+++ Collected material

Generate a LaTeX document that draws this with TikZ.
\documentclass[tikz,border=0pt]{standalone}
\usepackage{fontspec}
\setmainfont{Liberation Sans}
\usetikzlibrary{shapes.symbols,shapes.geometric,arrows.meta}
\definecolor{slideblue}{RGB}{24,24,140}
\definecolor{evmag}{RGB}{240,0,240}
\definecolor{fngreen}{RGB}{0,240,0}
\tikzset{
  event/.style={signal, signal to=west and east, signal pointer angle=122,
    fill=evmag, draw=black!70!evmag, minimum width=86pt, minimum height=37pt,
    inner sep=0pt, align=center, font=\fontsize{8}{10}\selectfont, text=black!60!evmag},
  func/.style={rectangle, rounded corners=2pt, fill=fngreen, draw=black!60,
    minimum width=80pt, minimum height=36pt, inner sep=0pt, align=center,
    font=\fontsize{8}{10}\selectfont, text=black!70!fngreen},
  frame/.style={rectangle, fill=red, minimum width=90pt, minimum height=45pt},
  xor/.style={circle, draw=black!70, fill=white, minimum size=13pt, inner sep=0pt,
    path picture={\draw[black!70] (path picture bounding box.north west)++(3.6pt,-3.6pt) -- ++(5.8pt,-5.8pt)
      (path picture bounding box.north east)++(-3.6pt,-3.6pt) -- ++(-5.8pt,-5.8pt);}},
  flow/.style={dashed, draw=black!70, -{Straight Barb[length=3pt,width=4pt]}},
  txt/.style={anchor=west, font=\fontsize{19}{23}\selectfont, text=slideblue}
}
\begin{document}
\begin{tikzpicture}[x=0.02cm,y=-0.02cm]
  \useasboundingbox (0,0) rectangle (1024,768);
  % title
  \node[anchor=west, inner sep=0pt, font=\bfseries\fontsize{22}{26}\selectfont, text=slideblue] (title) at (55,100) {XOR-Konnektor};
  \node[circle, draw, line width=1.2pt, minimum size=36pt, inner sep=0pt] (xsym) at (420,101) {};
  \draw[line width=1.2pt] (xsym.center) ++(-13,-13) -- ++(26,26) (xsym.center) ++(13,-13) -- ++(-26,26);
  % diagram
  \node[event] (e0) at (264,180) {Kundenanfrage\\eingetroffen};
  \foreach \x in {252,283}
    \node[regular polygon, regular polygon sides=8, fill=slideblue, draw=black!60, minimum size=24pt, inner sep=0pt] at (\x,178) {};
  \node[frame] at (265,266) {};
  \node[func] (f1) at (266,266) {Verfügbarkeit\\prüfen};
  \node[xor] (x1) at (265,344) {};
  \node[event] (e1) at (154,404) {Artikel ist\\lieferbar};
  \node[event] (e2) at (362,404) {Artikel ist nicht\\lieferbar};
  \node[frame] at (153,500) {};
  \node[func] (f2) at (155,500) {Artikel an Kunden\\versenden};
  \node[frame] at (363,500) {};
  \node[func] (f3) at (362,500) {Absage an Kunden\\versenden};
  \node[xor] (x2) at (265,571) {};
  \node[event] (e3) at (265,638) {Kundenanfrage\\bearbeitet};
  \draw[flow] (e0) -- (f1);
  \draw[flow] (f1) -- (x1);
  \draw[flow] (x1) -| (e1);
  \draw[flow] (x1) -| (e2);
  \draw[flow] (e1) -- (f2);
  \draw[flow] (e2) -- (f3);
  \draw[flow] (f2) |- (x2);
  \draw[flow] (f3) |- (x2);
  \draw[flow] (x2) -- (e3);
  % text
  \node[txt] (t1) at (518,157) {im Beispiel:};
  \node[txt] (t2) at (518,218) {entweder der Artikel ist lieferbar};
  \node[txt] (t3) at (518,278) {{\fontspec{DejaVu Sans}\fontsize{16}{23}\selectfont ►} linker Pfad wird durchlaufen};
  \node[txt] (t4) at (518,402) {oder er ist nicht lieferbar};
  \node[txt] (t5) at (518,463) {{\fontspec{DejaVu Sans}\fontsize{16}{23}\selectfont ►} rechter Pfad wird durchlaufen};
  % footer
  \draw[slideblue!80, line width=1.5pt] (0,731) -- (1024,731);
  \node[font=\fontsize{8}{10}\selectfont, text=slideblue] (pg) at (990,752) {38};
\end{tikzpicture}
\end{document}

++++++

> **What the task requires**:
Return each line of the data exactly as written above.

> **Output of the exercise**:
Generate a LaTeX document that draws this with TikZ.
\documentclass[tikz,border=0pt]{standalone}
\usepackage{fontspec}
\setmainfont{Liberation Sans}
\usetikzlibrary{shapes.symbols,shapes.geometric,arrows.meta}
\definecolor{slideblue}{RGB}{24,24,140}
\definecolor{evmag}{RGB}{240,0,240}
\definecolor{fngreen}{RGB}{0,240,0}
\tikzset{
  event/.style={signal, signal to=west and east, signal pointer angle=122,
    fill=evmag, draw=black!70!evmag, minimum width=86pt, minimum height=37pt,
    inner sep=0pt, align=center, font=\fontsize{8}{10}\selectfont, text=black!60!evmag},
  func/.style={rectangle, rounded corners=2pt, fill=fngreen, draw=black!60,
    minimum width=80pt, minimum height=36pt, inner sep=0pt, align=center,
    font=\fontsize{8}{10}\selectfont, text=black!70!fngreen},
  frame/.style={rectangle, fill=red, minimum width=90pt, minimum height=45pt},
  xor/.style={circle, draw=black!70, fill=white, minimum size=13pt, inner sep=0pt,
    path picture={\draw[black!70] (path picture bounding box.north west)++(3.6pt,-3.6pt) -- ++(5.8pt,-5.8pt)
      (path picture bounding box.north east)++(-3.6pt,-3.6pt) -- ++(-5.8pt,-5.8pt);}},
  flow/.style={dashed, draw=black!70, -{Straight Barb[length=3pt,width=4pt]}},
  txt/.style={anchor=west, font=\fontsize{19}{23}\selectfont, text=slideblue}
}
\begin{document}
\begin{tikzpicture}[x=0.02cm,y=-0.02cm]
  \useasboundingbox (0,0) rectangle (1024,768);
  % title
  \node[anchor=west, inner sep=0pt, font=\bfseries\fontsize{22}{26}\selectfont, text=slideblue] (title) at (55,100) {XOR-Konnektor};
  \node[circle, draw, line width=1.2pt, minimum size=36pt, inner sep=0pt] (xsym) at (420,101) {};
  \draw[line width=1.2pt] (xsym.center) ++(-13,-13) -- ++(26,26) (xsym.center) ++(13,-13) -- ++(-26,26);
  % diagram
  \node[event] (e0) at (264,180) {Kundenanfrage\\eingetroffen};
  \foreach \x in {252,283}
    \node[regular polygon, regular polygon sides=8, fill=slideblue, draw=black!60, minimum size=24pt, inner sep=0pt] at (\x,178) {};
  \node[frame] at (265,266) {};
  \node[func] (f1) at (266,266) {Verfügbarkeit\\prüfen};
  \node[xor] (x1) at (265,344) {};
  \node[event] (e1) at (154,404) {Artikel ist\\lieferbar};
  \node[event] (e2) at (362,404) {Artikel ist nicht\\lieferbar};
  \node[frame] at (153,500) {};
  \node[func] (f2) at (155,500) {Artikel an Kunden\\versenden};
  \node[frame] at (363,500) {};
  \node[func] (f3) at (362,500) {Absage an Kunden\\versenden};
  \node[xor] (x2) at (265,571) {};
  \node[event] (e3) at (265,638) {Kundenanfrage\\bearbeitet};
  \draw[flow] (e0) -- (f1);
  \draw[flow] (f1) -- (x1);
  \draw[flow] (x1) -| (e1);
  \draw[flow] (x1) -| (e2);
  \draw[flow] (e1) -- (f2);
  \draw[flow] (e2) -- (f3);
  \draw[flow] (f2) |- (x2);
  \draw[flow] (f3) |- (x2);
  \draw[flow] (x2) -- (e3);
  % text
  \node[txt] (t1) at (518,157) {im Beispiel:};
  \node[txt] (t2) at (518,218) {entweder der Artikel ist lieferbar};
  \node[txt] (t3) at (518,278) {{\fontspec{DejaVu Sans}\fontsize{16}{23}\selectfont ►} linker Pfad wird durchlaufen};
  \node[txt] (t4) at (518,402) {oder er ist nicht lieferbar};
  \node[txt] (t5) at (518,463) {{\fontspec{DejaVu Sans}\fontsize{16}{23}\selectfont ►} rechter Pfad wird durchlaufen};
  % footer
  \draw[slideblue!80, line width=1.5pt] (0,731) -- (1024,731);
  \node[font=\fontsize{8}{10}\selectfont, text=slideblue] (pg) at (990,752) {38};
\end{tikzpicture}
\end{document}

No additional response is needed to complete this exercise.